The Folly of Crowds: A Heterosexual Buttsex Play by Clay Sushi Productions
Okay, so I was initially turned off by the title/image of this show, and then I was turned on again by the description and oh God this sentence ended up in a different place than I intended.
My sense, reading the description, was that the premise could be a jumping-off point for a funny and interesting discussion of sex and gender and power and all that good stuff. Turns out that the play goes more for a soapy revenge plot, and while it’s hardly fair to criticize the show for not being what I wanted it to be, it still feels a bit disappointing.
In any case, the dialogue and performers all seem competent. But the great question that leaped into my mind, watching this, was: when the hell did my biological clock prematurely tick over into “cranky old man”?
The play revolves around a group of inertial college students, terrified of the professional world and preoccupied with their sexual relationships with each other. And what does it say about me that my reaction to them is, “Why don’t you grow up and deal with some real problems?” And, yes, while I fully appreciate the fact that much of the play is there to satirize them, that doesn’t mean that I enjoy spending time in their company.
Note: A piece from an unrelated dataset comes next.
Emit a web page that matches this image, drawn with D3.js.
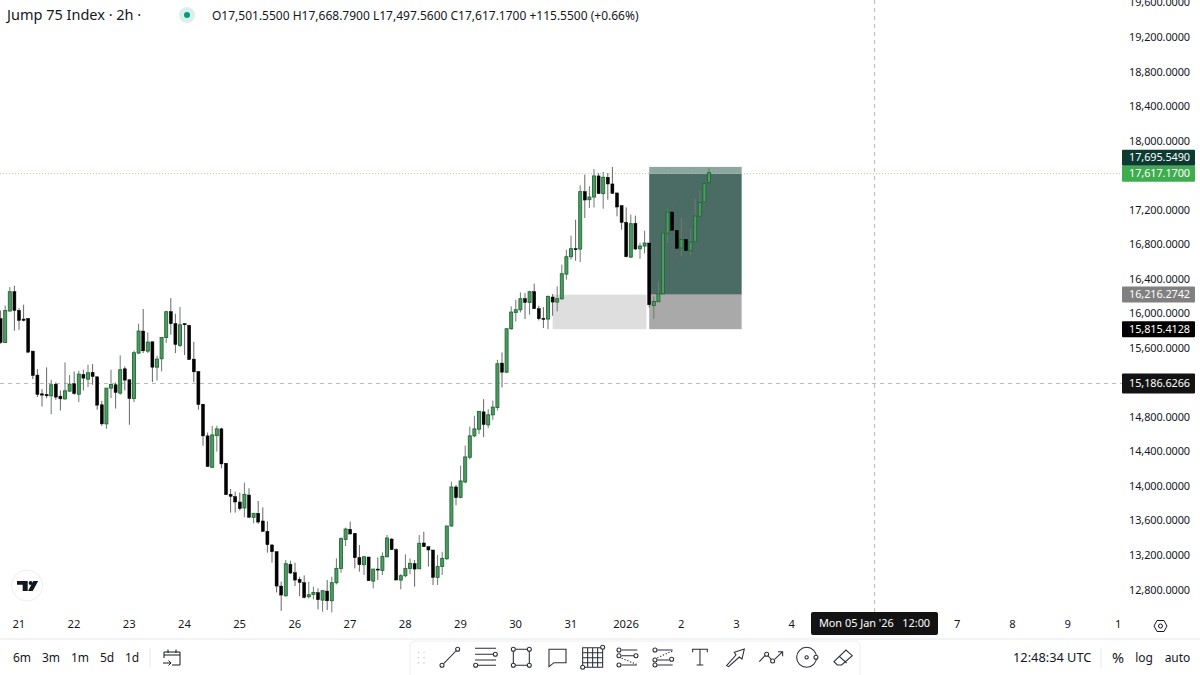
<!DOCTYPE html>
<html><head><meta charset="utf-8">
<script src="https://cdnjs.cloudflare.com/ajax/libs/d3/7.8.5/d3.min.js"></script>
<style>
html,body{margin:0;padding:0;background:#fff;overflow:hidden}
svg{display:block}
text{font-family:"Noto Sans",sans-serif;fill:#131722}
</style></head><body>
<svg id="c" width="1200" height="675"></svg>
<script>
const opens=[15925,15650,16014,16238,16021,15921,15929,15550,15272,15055,
15048,15032,15167,15028,14997,15086,15171,15051,15279,15225,
15303,15252,14928,14707,15121,15160,15063,15345,15218,15001,
15527,15782,15550,15658,15364,15461,15708,16006,15867,15616,
15867,15848,15457,15314,14935,14568,14204,14571,14649,14251,
13891,13864,13802,13733,13883,13625,13671,13582,13462,13304,
13226,12828,12716,13080,12983,12906,12867,12705,12732,12751,
12666,12770,12658,12867,13033,13369,13485,13439,13157,13076,
13165,12886,13025,13010,13168,13373,13250,12898,12948,13033,
13087,13029,13327,13284,13246,12929,13056,13145,13524,13976,
13856,14034,14320,14568,14645,14846,14696,14812,14897,15411,
15306,15809,15998,16029,16157,16114,16238,16041,15929,15921,
16176,16118,16156,16442,16643,16736,16732,17397,17304,17335,
17579,17374,17563,17486,17382,17235,17041,16639,17030,16736,
16767,16802,16079,16122,16214,16914,17161,16949,16744,16844,
16713,16817,17111,17273,17501.55];
const closes=[15650,16021,16238,16021,15906,15906,15538,15268,15048,15040,
15032,15160,15017,14997,15090,15167,15059,15283,15237,15299,
15256,14924,14707,15121,15163,15071,15334,15214,15001,15531,
15782,15554,15654,15364,15457,15708,16006,15867,15627,15855,
15855,15453,15310,14932,14568,14212,14579,14649,14243,13887,
13868,13802,13725,13891,13625,13671,13570,13462,13308,13226,
12828,12724,13087,12979,12898,12871,12697,12728,12755,12670,
12774,12658,12867,13033,13377,13489,13431,13157,13076,13168,
12890,13025,13014,13172,13385,13250,12898,12948,13033,13091,
13025,13323,13284,13246,12929,13056,13149,13524,13976,13853,
14046,14324,14568,14649,14850,14700,14812,14901,15403,15306,
15809,16002,16029,16157,16114,16238,16041,15925,15917,16184,
16118,16157,16446,16643,16736,16728,17397,17300,17335,17579,
17374,17563,17486,17378,17219,17041,16643,17026,16732,16767,
16802,16087,16125,16214,16918,17161,16949,16740,16844,16713,
16813,17115,17273,17490,17617.17];
const highs=[16021,16079,16292,16307,16049,16087,15929,15550,15341,15109,
15361,15218,15187,15094,15419,15272,15314,15322,15334,15391,
15399,15256,14974,15121,15334,15187,15500,15372,15218,15554,
15867,16037,15766,15658,15496,15708,16018,16164,15983,16060,
15875,15855,15658,15314,14935,14606,14684,14684,14664,14251,
13953,13922,13911,14026,13961,13671,13814,13740,13578,13315,
13226,12879,13130,13122,13099,12937,12952,12879,12821,12801,
12774,12898,12937,13149,13393,13505,13574,13439,13304,13168,
13165,13025,13161,13219,13420,13381,13265,12967,13196,13149,
13130,13420,13458,13284,13246,13188,13226,13524,14038,13999,
14224,14455,14676,14800,14850,14993,14877,14978,15449,15534,
15809,16068,16145,16230,16222,16249,16331,16076,16060,16192,
16211,16300,16551,16724,16887,17072,17470,17594,17459,17660,
17613,17625,17613,17683,17382,17235,17215,17130,17119,16806,
16945,16802,16183,16357,16929,17200,17266,16949,17092,17084,
16968,17316,17420,17497,17668.79];
const lows=[15635,15643,16010,15786,15797,15894,15527,15225,15017,14908,
15005,14819,14986,14862,14986,15078,15044,14959,15094,15132,
15160,14870,14684,14649,15005,14885,15044,15094,14696,14959,
15519,15527,15527,15191,15210,15314,15643,15739,15527,15596,
15504,15450,15191,14870,14452,14212,14200,14386,14193,13883,
13679,13679,13702,13625,13625,13555,13547,13458,13215,13099,
12755,12542,12705,12967,12828,12712,12685,12685,12674,12558,
12531,12550,12523,12848,12983,13292,13431,13033,12995,12956,
12890,12801,12898,12956,13161,13246,12898,12790,12929,12967,
12821,13025,13284,13053,12840,12840,12956,13130,13516,13764,
13845,14019,14297,14553,14591,14553,14657,14754,14862,15129,
15295,15797,15894,15998,15921,15971,16037,15905,15817,15805,
15960,16010,16145,16377,16609,16597,16582,17092,17208,17215,
17370,17200,17304,17370,17111,16956,16636,16628,16724,16620,
16682,16056,15924,16122,16207,16802,16937,16597,16647,16713,
16659,16813,17103,17258,17497.56];

const priceTicks=[12800,13200,13600,14000,14400,14800,15600,16000,16400,16800,17200,18000,18400,18800,19200,19600];
const timeTickBars=[4,16,28,40,52,64,76,88,100,112,124,136,148,160,172,208,220,232,243];
const timeTickLabels=["21","22","23","24","25","26","27","28","29","30","31","2026","2","3","4","7","8","9","1"];

const targetPrice=17695.549, lastPrice=17617.17, entryPrice=16216.2742, stopPrice=15815.4128, crosshairPrice=15186.6266;
const leftBoxBars=[120,140.4], rightBoxBars=[141,161.1], crosshairBar=190;
const priceTags=[
 {price:targetPrice,label:"17,695.5490",fill:"#0c3b32",h:16,above:true},
 {price:lastPrice,label:"17,617.1700",fill:"#40ac50",h:16},
 {price:entryPrice,label:"16,216.2742",fill:"#808080",h:16},
 {price:stopPrice,label:"15,815.4128",fill:"#000000",h:16},
 {price:crosshairPrice,label:"15,186.6266",fill:"#131313",h:20}];
const legendTitle="Jump 75 Index · 2h ·";
const legendValues="O17,501.5500 H17,668.7900 L17,497.5600 C17,617.1700 +115.5500 (+0.66%)";
const rangeButtons=["6m","3m","1m","5d","1d"];
const rangeCentres=[22,51,80,107,132];

const svg=d3.select("#c");
const x=d3.scaleLinear().domain([0,200]).range([0.6,920.6]);
const y=d3.scaleLinear().domain([12800,19200]).range([588.5,36]);
const plotRight=1122, plotBottom=612;
const F=12, PF=10.9, LS="-0.08px";

svg.append("rect").attr("width",1200).attr("height",675).attr("fill","#fff");

// overlays sit one pixel below the candle calibration
const over=svg.append("g").attr("transform","translate(0,1)");
over.append("line").attr("x1",0).attr("x2",plotRight).attr("y1",y(lastPrice)).attr("y2",y(lastPrice))
  .attr("stroke","#9ed4a8").attr("stroke-width",1).attr("stroke-dasharray","1 2");
over.append("line").attr("x1",0).attr("x2",plotRight).attr("y1",y(crosshairPrice)).attr("y2",y(crosshairPrice))
  .attr("stroke","#b8b8b8").attr("stroke-width",1).attr("stroke-dasharray","4 4");
svg.append("line").attr("x1",x(crosshairBar)).attr("x2",x(crosshairBar)).attr("y1",0).attr("y2",plotBottom)
  .attr("stroke","#b8b8b8").attr("stroke-width",1).attr("stroke-dasharray","4 4");

function band(bars,p1,p2,fill){
  over.append("rect").attr("x",x(bars[0])).attr("width",x(bars[1])-x(bars[0]))
    .attr("y",y(p1)).attr("height",y(p2)-y(p1)).attr("fill",fill);
}
band(leftBoxBars,entryPrice,stopPrice,"#dedede");
band(rightBoxBars,entryPrice,stopPrice,"#a9a9a9");
band(rightBoxBars,lastPrice,entryPrice,"#4a6c64");
band(rightBoxBars,targetPrice,lastPrice,"#8ba79f");

// candles
const bars=d3.range(opens.length);
const up=i=>closes[i]>=opens[i];
const gC=svg.append("g");
gC.selectAll("line").data(bars).join("line")
  .attr("x1",i=>x(i)).attr("x2",i=>x(i))
  .attr("y1",i=>y(highs[i])).attr("y2",i=>y(lows[i]))
  .attr("stroke",i=>up(i)?"#6d7a70":"#666").attr("stroke-width",1);
gC.selectAll("rect").data(bars).join("rect")
  .attr("x",i=>x(i)-1.5).attr("width",3)
  .attr("y",i=>y(Math.max(opens[i],closes[i])))
  .attr("height",i=>Math.max(1,Math.abs(y(opens[i])-y(closes[i]))))
  .attr("fill",i=>up(i)?"#4f9a63":"#000")
  .attr("stroke",i=>up(i)?"#1f6a35":"#000").attr("stroke-width",i=>up(i)?0.9:0.5);

// price axis
const yAxis=d3.axisRight(y).tickValues(priceTicks).tickSize(0).tickPadding(0)
  .tickFormat(d=>d3.format(",.4f")(d));
const gY=svg.append("g").attr("transform","translate(1129,1)").call(yAxis);
gY.select(".domain").remove();
gY.selectAll("text").attr("font-size",PF).style("letter-spacing",LS).style("font-family",'"Noto Sans",sans-serif').attr("fill","#131722");

// price tags
priceTags.forEach(t=>{
  const c=y(t.price)+1;
  const yTop=t.above?y(lastPrice)+1-8-16:c-t.h/2;
  svg.append("rect").attr("x",1122).attr("y",yTop).attr("width",73).attr("height",t.h).attr("rx",1).attr("fill",t.fill);
  svg.append("text").attr("x",1129).attr("y",yTop+t.h/2).attr("dy","0.35em")
    .attr("font-size",PF).style("letter-spacing",LS).style("fill","#fff").text(t.label);
});

// time axis
const xAxis=d3.axisBottom(x).tickValues(timeTickBars).tickSize(0).tickPadding(0)
  .tickFormat((d,i)=>timeTickLabels[i]);
const gX=svg.append("g").attr("transform","translate(-0.7,620)").call(xAxis);
gX.select(".domain").remove();
gX.selectAll("text").attr("font-size",PF+0.3).style("font-family",'"Noto Sans",sans-serif').attr("fill","#131722");
svg.append("rect").attr("x",811).attr("y",612).attr("width",127).attr("height",23).attr("rx",2).attr("fill","#131313");
svg.append("text").attr("x",874.5).attr("y",626).attr("dy","0.1em").attr("text-anchor","middle")
  .attr("font-size",PF).style("fill","#fff").style("white-space","pre").text("Mon 05 Jan '26   12:00");

// legend
svg.append("text").attr("x",7).attr("y",20).attr("font-size",14.5).text(legendTitle);
svg.append("circle").attr("cx",187).attr("cy",15).attr("r",8).attr("fill","#d9f1ec");
svg.append("circle").attr("cx",187).attr("cy",15).attr("r",3).attr("fill","#089981");
svg.append("text").attr("x",212).attr("y",19.5).attr("font-size",F).text(legendValues);

// TV logo
svg.append("circle").attr("cx",27).attr("cy",585.5).attr("r",15.5).attr("fill","#fff").attr("stroke","#eeeeee");
svg.append("path").attr("fill","#131722").attr("d","M17,581H27.7V591H22.7V584.8H17Z M33.3,581H38.2L32.7,591H28Z");
svg.append("circle").attr("cx",30.6).attr("cy",583).attr("r",2).attr("fill","#131722");

// bottom bar
svg.append("line").attr("x1",0).attr("x2",1200).attr("y1",639).attr("y2",639).attr("stroke","#e6e8ee");
rangeButtons.forEach((b,i)=>svg.append("text").attr("x",rangeCentres[i]).attr("y",662).attr("text-anchor","middle").attr("font-size",F).text(b));
svg.append("line").attr("x1",150).attr("x2",150).attr("y1",648).attr("y2",668).attr("stroke","#e6e8ee");
const cal=svg.append("g").attr("fill","none").attr("stroke","#131722").attr("stroke-width",1);
cal.append("path").attr("d","M164,658V652H180V665H172 M164,655H180 M168,649.5V653 M176,649.5V653 M163,663H171 M168.5,660.5L171,663L168.5,665.5");
svg.append("text").attr("x",1013).attr("y",662).attr("font-size",12.8).text("12:48:34 UTC");
svg.append("line").attr("x1",1101).attr("x2",1101).attr("y1",648).attr("y2",668).attr("stroke","#e6e8ee");
svg.append("text").attr("x",1118).attr("y",662.5).attr("text-anchor","middle").attr("font-size",14.5).text("%");
svg.append("text").attr("x",1144).attr("y",662).attr("text-anchor","middle").attr("font-size",F).text("log");
svg.append("text").attr("x",1177.5).attr("y",662).attr("text-anchor","middle").attr("font-size",F).text("auto");
const hex=svg.append("g").attr("fill","none").attr("stroke","#131722").attr("stroke-width",1);
hex.append("path").attr("d","M1154,626L1157,620.5H1164L1167,626L1164,631.5H1157Z");
hex.append("circle").attr("cx",1160.5).attr("cy",626).attr("r",2);

// floating toolbar
svg.append("path").attr("d","M410,675V646a5,5 0 0 1 5,-5H855a5,5 0 0 1 5,5V675").attr("fill","#fff").attr("stroke","#eceef2");
const T=svg.append("g").attr("transform","translate(400,635) scale(0.3333)").attr("fill","none").attr("stroke","#2a2e39").attr("stroke-width",3.2);
const circ=(cx,cy,r=6)=>T.append("circle").attr("cx",cx).attr("cy",cy).attr("r",r).attr("fill","#fff");
const path=(d,extra)=>{const p=T.append("path").attr("d",d);if(extra)p.attr("stroke-dasharray",extra);return p;};
[55,72].forEach(a=>[52,68,84].forEach(b=>T.append("circle").attr("cx",a).attr("cy",b).attr("r",2).attr("fill","#bbb").attr("stroke","none")));
path("M131,86L168,48");circ(126,91);circ(173,43);
path("M225,40H288M225,58H280M225,75H288M233,91H288");circ(286,58);circ(227,91);
path("M340,43H388V91H340Z");[[340,43],[388,43],[340,91],[388,91]].forEach(c=>circ(c[0],c[1]));
path("M447,43H498V83H462L447,95Z");
path("M548,38H608V97H548Z M563,38V97 M578,38V97 M593,38V97 M548,53H608 M548,68H608 M548,83H608");circ(608,37);circ(548,97);
path("M665,45H712M665,62H702M665,90H710");path("M665,70L710,88","4 5");circ(657,45);circ(657,62);circ(708,62);circ(657,90);
path("M772,45H818M772,75H808M772,90H818");path("M772,68L818,48","4 5");circ(765,45);circ(765,75);circ(815,73);circ(765,90);
path("M878,52V43H922V52 M900,43V90 M890,90H910");
path("M980,92L1008,60L1003,52L1033,42L1026,72L1018,66L986,95Z");
path("M1078,80L1095,62M1105,63L1114,74M1124,73L1148,50M1134,50H1148V64");circ(1100,58);circ(1118,78);
T.append("circle").attr("cx",1220).attr("cy",67).attr("r",30);T.append("circle").attr("cx",1220).attr("cy",67).attr("r",5);circ(1248,67);
path("M1302,80L1338,45L1357,62L1325,90H1312Z M1318,64L1340,84");
</script>
</body></html>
I breathed a sigh of relief when a functioning adult character was introduced, followed by a sigh of disappointment as it was revealed that he has the impulse control of a toddler.
This character was a clear audience favorite, and it’s here that I should register that my response seemed to be wholly aberrant — the audience tittered dutifully at every reference to anal penetration. (Can’t you just decide whether or not it’s something you’re comfortable doing? Indeed, one of the main character’s arguments consisted of the fact that they’d been so promiscuous, that it was the only action that could hold any meaning for them.)
The last scene felt a bit tacked-on to me, as it seemed to suggest that that discussion had been what the play was actually about, when the vast bulk of the action had revolved around a rather juvenile prank. (I particularly resented the last minute or so, since it seemed to be trying to introduce some more profound themes that would have had to have been introduced much earlier for them to have an appropriate impact.)
I realized after the fact that the playwright, Mat Smart, was also the author of “A Standing Long-Jump”, a Fringe show I saw last year that left me with much the same response — well-written, well-composed, and revolving around a series of characters I kind of wanted to strangle. He seems to have a great fascination with the intoxicating power of (the early stages of) romantic love, and that’s emphatically one of the themes that I find wearisome, which may account for my inability to connect with his work.